I often end up writing code in Prolog which involves some arithmetic calculation (or state information important throughout the program), by means of first obtaining the value stored in a predicate, then recalculating the value and finally storing the value using retractall and assert because in Prolog we cannot assign values to variable twice using is (thus making almost every variable that needs modification, global). I have come to know that this is not a good practice in Prolog. In this regard I would like to ask:

  1. Why is it a bad practice in Prolog (though i myself don't like to go through the above mentioned steps just to have have a kind of flexible (modifiable) variable)?

  2. What are some general ways to avoid this practice? Small examples will be greatly appreciated.

P.S. I just started learning Prolog. I do have programming experience in languages like C.

Edited for further clarification

A bad example (in win-prolog) of what I want to say is given below:

:- dynamic(value/1).
:- assert(value(0)).

adds :- 
   value(X),
   NewX is X + 4,
   retractall(value(_)),
   assert(value(NewX)).

mults :-
   value(Y),
   NewY is Y * 2,
   retractall(value(_)),
   assert(value(NewY)).

start :-
   retractall(value(_)),
   assert(value(3)),
   adds,
   mults,
   value(Q),
   write(Q).

Then we can query like:

?- start.

Here, it is very trivial, but in real program and application, the above shown method of global variable becomes unavoidable. Sometimes the list given above like assert(value(0))... grows very long with many more assert predicates for defining more variables. This is done to make communication of the values between different functions possible and to store states of variables during the runtime of program.
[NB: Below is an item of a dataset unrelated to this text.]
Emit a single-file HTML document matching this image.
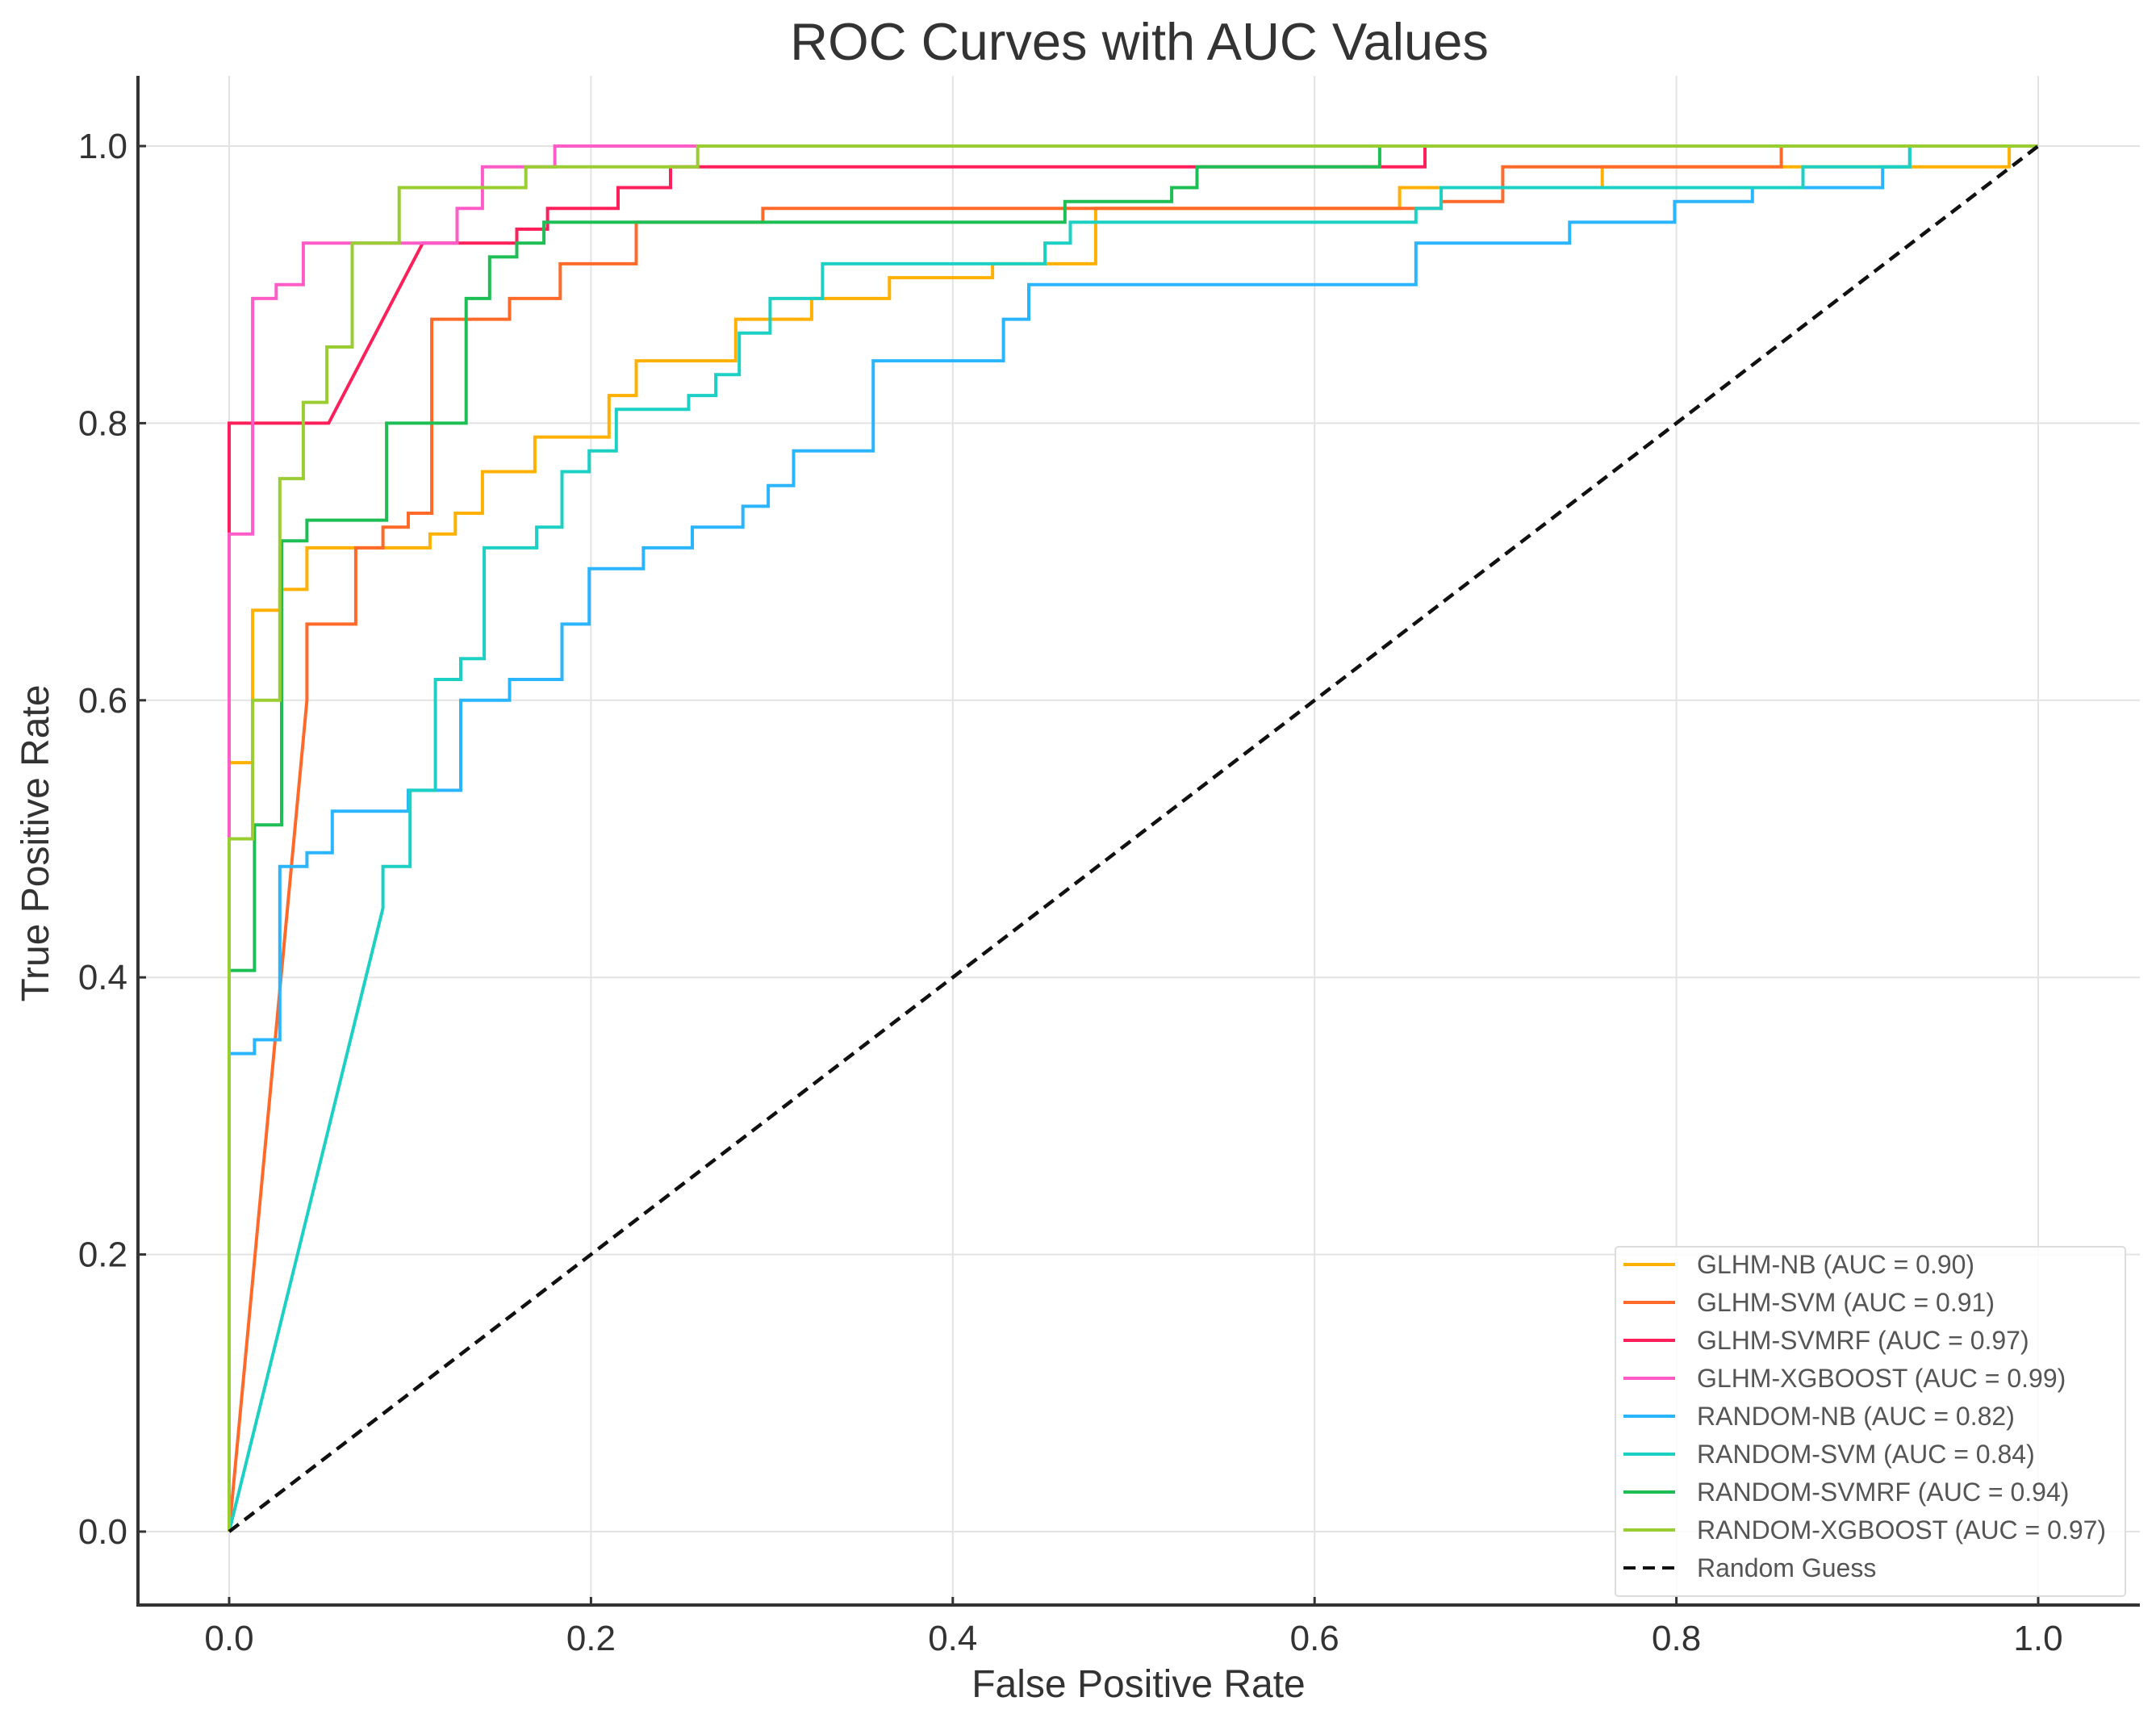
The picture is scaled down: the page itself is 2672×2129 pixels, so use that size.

Finally, I'd like to know one more thing: When does the practice mentioned above become unavoidable in spite of various solutions suggested by you to avoid it?

No correct solution

OTHER TIPS

The general way to avoid this is to think in terms of relations between states of your computations: You use one argument to hold the state that is relevant to your program before a calculation, and a second argument that describes the state after some calculation. For example, to describe a sequence of arithmetic operations on a value V0, you can use:

state0_state(V0, V) :-
    operation1_result(V0, V1),
    operation2_result(V1, V2),
    operation3_result(V2, V).

Notice how the state (in your case: the arithmetic value) is threaded through the predicates. The naming convention V0 -> V1 -> ... -> V scales easily to any number of operations and helps to keep in mind that V0 is the initial value, and V is the value after the various operations have been applied. Each predicate that needs to access or modify the state will have an argument that allows you to pass it the state.

A huge advantage of threading the state through like this is that you can easily reason about each operation in isolation: You can test it, debug it, analyze it with other tools etc., without having to set up any implicit global state. As another huge benefit, you can then use your programs in more directions provided you are using sufficiently general predicates. For example, you can ask: Which initial values lead to a given outcome?

?- state0_state(V0, given_outcome).

This is of course not readily possible when using the imperative style. You should therefore use constraints instead of is/2, because is/2 only works in one direction. Constraints are much easier to use and a more general modern alternative to low-level arithmetic.

The dynamic database is also slower than threading states through in variables, because it performs indexing etc. on each assertz/1.

1 - it's bad practice because destroys the declarative model that (pure) Prolog programs exhibit.

Then the programmer must think in procedural terms, and the procedural model of Prolog is rather complicate and difficult to follow.

Specifically, we must be able to decide about the validity of asserted knowledge while the programs backtracks, i.e. follow alternative paths to those already tried, that (maybe) caused the assertions.

2 - We need additional variables to keep the state. A practical, maybe not very intuitive way, is using grammar rules (a DCG) instead of plain predicates. Grammar rules are translated adding two list arguments, normally hidden, and we can use those arguments to pass around the state implicitly, and reference/change it only where needed.

A really interesting introduction is here: DCGs in Prolog by Markus Triska. Look for Implicitly passing states around: you'll find this enlighting small example:

num_leaves(nil), [N1] --> [N0], { N1 is N0 + 1 }.
num_leaves(node(_,Left,Right)) -->
          num_leaves(Left),
          num_leaves(Right).

More generally, and for further practical examples, see Thinking in States, from the same author.

edit: generally, assert/retract are required only if you need to change the database, or keep track of computation result along backtracking. A simple example from my (very) old Prolog interpreter:

findall_p(X,G,_):-
    asserta(found('$mark')),
    call(G),
    asserta(found(X)),
    fail.
findall_p(_,_,N) :-
    collect_found([],N),
    !.
collect_found(S,L) :-
    getnext(X),
    !,
    collect_found([X|S],L).
collect_found(L,L).
getnext(X) :-
    retract(found(X)),
    !,
    X \= '$mark'.

findall/3 can be seen as the basic all solutions predicate. That code should be the very same from Clockins-Mellish textbook - Programming in Prolog. I used it while testing the 'real' findall/3 I implemented. You can see that it's not 'reentrant', because of the '$mark' aliased.